Tuesday, 6 January 2009

The Best Things In Life Are Free

I have many things to thank my friend Natalie for. She’s fun, witty, caring and kind. But above all these things: she introduced me to Charlie Brooker’s column in the Guardian.

I was always aware of Charlie Brooker. When people mentioned him, I knew the correct response should be, ‘He’s hilarious! Especially his Glastonbury article,’ praying they didn’t expect me to elaborate. Even though I bought the Guardian every Monday, Charlie’s column was always neglected in a desperate rush to throw open the media section and find the job of my dreams. I’m not entirely sure what the job of my dreams would be. I think the advert would go along the lines of:

“JENNI! WE NEED YOU!
Are you Jenni? Because we’re looking for a Jenni to do Jenni-like work for £100k pa.
15hrs p/w. Flexitime. With benefits. And a car.”
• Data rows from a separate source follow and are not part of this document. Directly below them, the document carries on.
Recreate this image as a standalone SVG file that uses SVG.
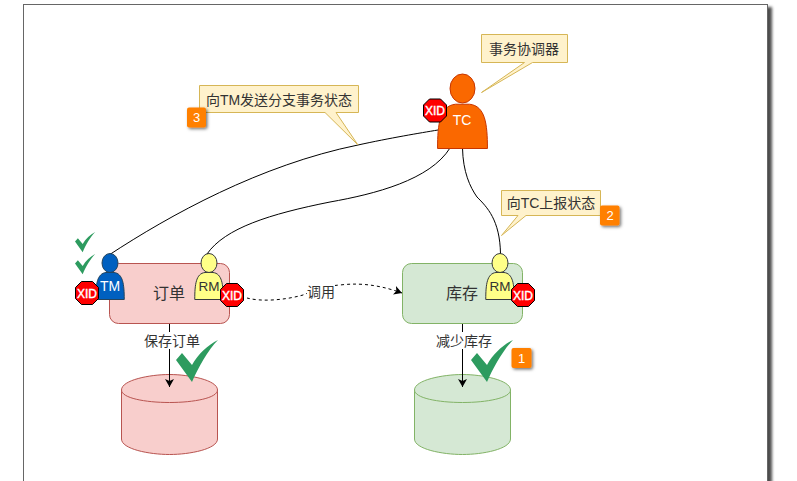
<svg xmlns="http://www.w3.org/2000/svg" width="797" height="481" viewBox="0 0 797 481">
<style>
text{font-family:"Liberation Sans","Noto Sans CJK SC",sans-serif;font-size:14px;fill:#333;text-anchor:middle}
.line{fill:none;stroke:#000;stroke-width:1}
.note{fill:#fff2cc;stroke:#d6b656}
.badge{fill:#ff8000;filter:url(#sh)}
.badgeT{fill:#fff;font-size:13px}
.check{fill:#2d9b5f}
.xid{fill:#f00;stroke:#000}
.xidT{fill:#fff;font-size:12px;stroke:#fff;stroke-width:.4}
.role{font-size:13.500px}
.white{fill:#fff}
.name{font-size:16px}
.red{fill:#f8cecc;stroke:#b85450}
.green{fill:#d5e8d4;stroke:#82b366}
.yellow{fill:#ffff88;stroke:#36393d}
.blue{fill:#0060c0;stroke:#23445d}
.orange{fill:#fa6800;stroke:#c73500}
.body{vector-effect:non-scaling-stroke}
</style>
<defs>
<filter id="sh" x="-40%" y="-40%" width="200%" height="200%"><feDropShadow dx="1.500" dy="1.500" stdDeviation="1.500" flood-color="#000" flood-opacity=".55"/></filter>
<filter id="pg" x="-3%" y="-3%" width="106%" height="106%"><feDropShadow dx="4" dy="3" stdDeviation="1.800" flood-color="#000" flood-opacity=".7"/></filter>
<marker id="arr" markerWidth="10" markerHeight="10" refX="8" refY="4.500" orient="auto" markerUnits="userSpaceOnUse"><path d="M0 0L8 4.500L0 9L2 4.500Z" fill="#000"/></marker>
<path id="body" class="body" d="M-14.250 0C-14.250-15-13-26-4-27H4C13-26 14.250-15 14.250 0Z"/>
<g id="person"><use href="#body"/><ellipse cx="0" cy="-36.500" rx="8" ry="9.500"/></g>
<path id="tick" d="M0 20L6 13L16 25C22 14 32 5 42 0C32 10 22 28 16 42Z"/>
<polygon id="oct" points="-5.500,-11.500 5.500,-11.500 11.500,-5.500 11.500,5.500 5.500,11.500 -5.500,11.500 -11.500,5.500 -11.500,-5.500"/>
</defs>
<rect x="23.500" y="4.500" width="744" height="490" fill="#fff" stroke="#666" filter="url(#pg)"/>

<g id="order"><rect class="red" x="109.500" y="263.500" width="120" height="60" rx="9"/><text class="name" x="169" y="299">订单</text></g>
<g id="stock"><rect class="green" x="402.500" y="263.500" width="120" height="60" rx="9"/><text class="name" x="462" y="299">库存</text></g>

<g id="order-db"><path class="red" d="M121.500 390C121.500 380 150 374.500 169.500 374.500S217.500 380 217.500 390V439C217.500 449 190 454.500 169.500 454.500S121.500 449 121.500 439Z"/><path class="red" d="M121.500 390C121.500 398 145 402.500 169.500 402.500S217.500 398 217.500 390"/></g>
<g id="stock-db"><path class="green" d="M414.500 390C414.500 380 443 374.500 462.500 374.500S510.500 380 510.500 390V439C510.500 449 483 454.500 462.500 454.500S414.500 449 414.500 439Z"/><path class="green" d="M414.500 390C414.500 398 438 402.500 462.500 402.500S510.500 398 510.500 390"/></g>

<g id="connectors">
<path class="line" d="M109 255C170 215 260 165 358 145C390 138 420 133 438 130"/>
<path class="line" d="M207 254C225 228 270 214 330 202C375 194 430 180 450 148"/>
<path class="line" d="M462.500 148C463 172 470 187 477 197C487 207 500 220 500.500 254"/>
<path class="line" stroke-dasharray="3 3" marker-end="url(#arr)" d="M247 298C262 302 285 300 303 295C315 290 325 286 340 285C365 282 385 287 402 293"/>
<path class="line" marker-end="url(#arr)" d="M169.500 324V387"/>
<path class="line" marker-end="url(#arr)" d="M462.500 324V387"/>
</g>

<g id="label-save"><rect x="143" y="332" width="58" height="17" fill="#fff"/><text x="172" y="346">保存订单</text></g>
<g id="label-reduce"><rect x="435" y="332" width="58" height="17" fill="#fff"/><text x="464" y="346">减少库存</text></g>
<g id="label-call"><rect x="307" y="284" width="28" height="16" fill="#fff"/><text x="321" y="297">调用</text></g>

<g id="tc"><use href="#body" class="orange" transform="translate(462.500 148.500) scale(1.750 1.640)"/><ellipse class="orange" cx="462.500" cy="88.500" rx="12.500" ry="14.500"/><text class="white" x="462" y="125">TC</text><use href="#oct" x="435" y="110.500" class="xid"/><text x="435" y="115" class="xidT">XID</text></g>
<g id="tm"><use href="#person" x="110" y="299.500" class="blue"/><text class="white" x="110" y="291">TM</text><use href="#oct" x="87" y="293" class="xid"/><text x="87" y="297.500" class="xidT">XID</text></g>
<g id="rm-order"><use href="#person" x="209" y="299.500" class="yellow"/><text class="role" x="209" y="291">RM</text><use href="#oct" x="232" y="295" class="xid"/><text x="232" y="299.500" class="xidT">XID</text></g>
<g id="rm-stock"><use href="#person" x="500" y="299.500" class="yellow"/><text class="role" x="500" y="291">RM</text><use href="#oct" x="523" y="295" class="xid"/><text x="523" y="299.500" class="xidT">XID</text></g>

<g id="note-coordinator"><path class="note" d="M481.500 34.500H567.500V62.500H532.500L481.500 92.500L524.500 62.500H481.500Z"/><text x="524" y="54">事务协调器</text></g>
<g id="note-status"><path class="note" d="M199.500 85.500H358.500V112.500H336L358 145L325 112.500H199.500Z"/><text x="279" y="105">向TM发送分支事务状态</text></g>
<g id="note-report"><path class="note" d="M501.500 190.500H600.500V215.500H526L501.500 235.500L518 215.500H501.500Z"/><text x="551" y="208">向TC上报状态</text></g>

<g id="badge-1"><rect class="badge" x="511.500" y="348" width="20" height="20" rx="2"/><text class="badgeT" x="521.500" y="362.500">1</text></g>
<g id="badge-2"><rect class="badge" x="600" y="205.500" width="19.500" height="20" rx="2"/><text class="badgeT" x="610" y="220">2</text></g>
<g id="badge-3"><rect class="badge" x="187" y="107.500" width="19" height="20" rx="2"/><text class="badgeT" x="196.500" y="122">3</text></g>

<g id="checks">
<use href="#tick" class="check" transform="translate(75 232) scale(.48)"/>
<use href="#tick" class="check" transform="translate(75 254) scale(.48)"/>
<use href="#tick" class="check" x="176" y="340"/>
<use href="#tick" class="check" x="471" y="340"/>
</g>
</svg>
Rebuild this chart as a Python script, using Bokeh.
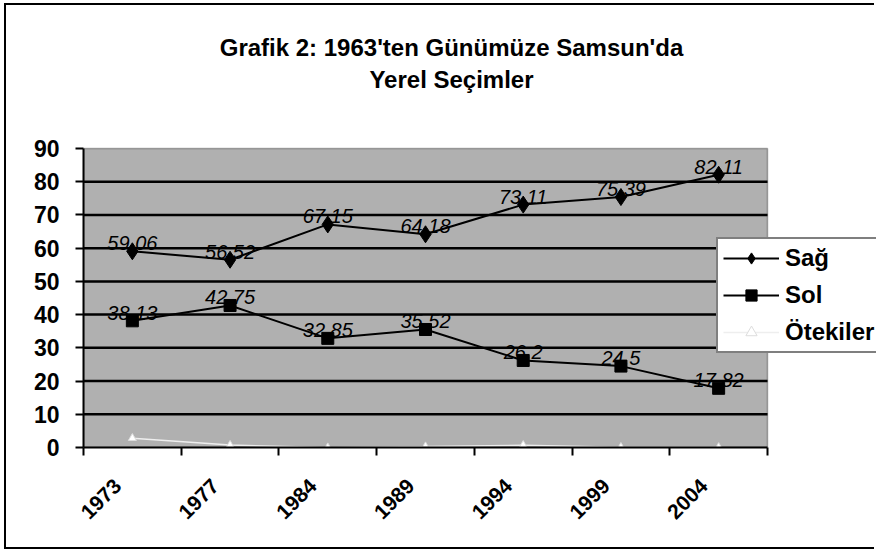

On the off chance that you see an advert like that, please let me know. But ever since Natalie sang Charlie’s praises I’ve been hooked and I started a love affair with Brooker. (He’s completely unaware of it. It’s more of a stalk than an affair. ) I’ve become addicted to his screenwipe series (as equally funny as the column) and the very un-funny Dead Set series.

Talking (or typing) of which, romance is the subject of his column this week.

“…authentic romance has been in short supply of late. Authentic romances makes life more enjoyable, but more importantly it costs nothing. Buying flowers and baubles and Parisian city breaks – that’s not authentic romance. That’s lazy showboating. Authentic romance could flourish in a skip. Prove this to yourself. Invite someone on a date and spend the evening sitting in a skip making each other laugh with limericks or something. Get through that and you’ve bonded for life. Or maybe a week. It’s hard to tell when you embark on a new relationship. Still, if you split up: time for more romance with someone else. Everybody wins.”

Mwah ha ha. He’s so funny.

And so true! For me anyway, my best relationships have been the ones where no matter how shitty the situation, you can still find the person you’re with vaguely attractive. With my first boyfriend, I knew we were on to a good thing when we went to the Edinburgh Fringe Festival. We were in line to go to an Amnesty International gig and our two tiny teenage faces couldn’t hold their excitement - for the first half hour. But as time slowly dragged on, the crowd grew weary, desperate to rest their tired feet and inebriated bodies. Me and my fella were fine, though. It didn’t matter how cold it got, or how long we had to wait – we had a back up. We had two-people charades! Now, we all know that charades is dire at the best of time, but when there are only two of you - so that you’re forced to work on the same team and therefore scoring and competition is obsolete, it ain’t that much better. But, to quote the lesser-known version of Kipling’s poem, if you can wait in the cold for hours and still find a mime to Free Willy funny then you’re in love, my son.

We had a similar experience at Reading festival where we awoke to find that one of my boyfriend’s trainers had been stolen. I stifled a giggle. But he was not impressed. He just couldn’t see the funny side – weird. So as he begrudgingly squelched his feet into his spare pair of damp shoes we packed our tent and waved goodbye to the mud. Waiting for a ride home we spotted a fire in the distance and decided to huddle around it, savouring the last minutes of hippy-dom. Holding hands, and fighting the urge to sing “ging-gang-goo” we saw a shape emerge between the flames. “That’s my shoe!” my fella screamed. “My f***ing shoe!” We looked at each other. We looked at the shoe. My boyfriend, resigned to his toasted trainer, looked at me once more and smiled. “My shoe.” I smiled back.

More specifically, Charlie’s article was about how a bit of romance and old fashioned good will is what’s going to get us through what is set to be a slightly dim 2009 (even though I’ve made it an aim to make it the best year yet.) So take the good man’s advice and “share a meal with a neighbour. Or maybe a bath. A bubble bath.”

And as for Charlie himself, I can now say with complete authority: He’s hilarious! Especially his Glastonbury article.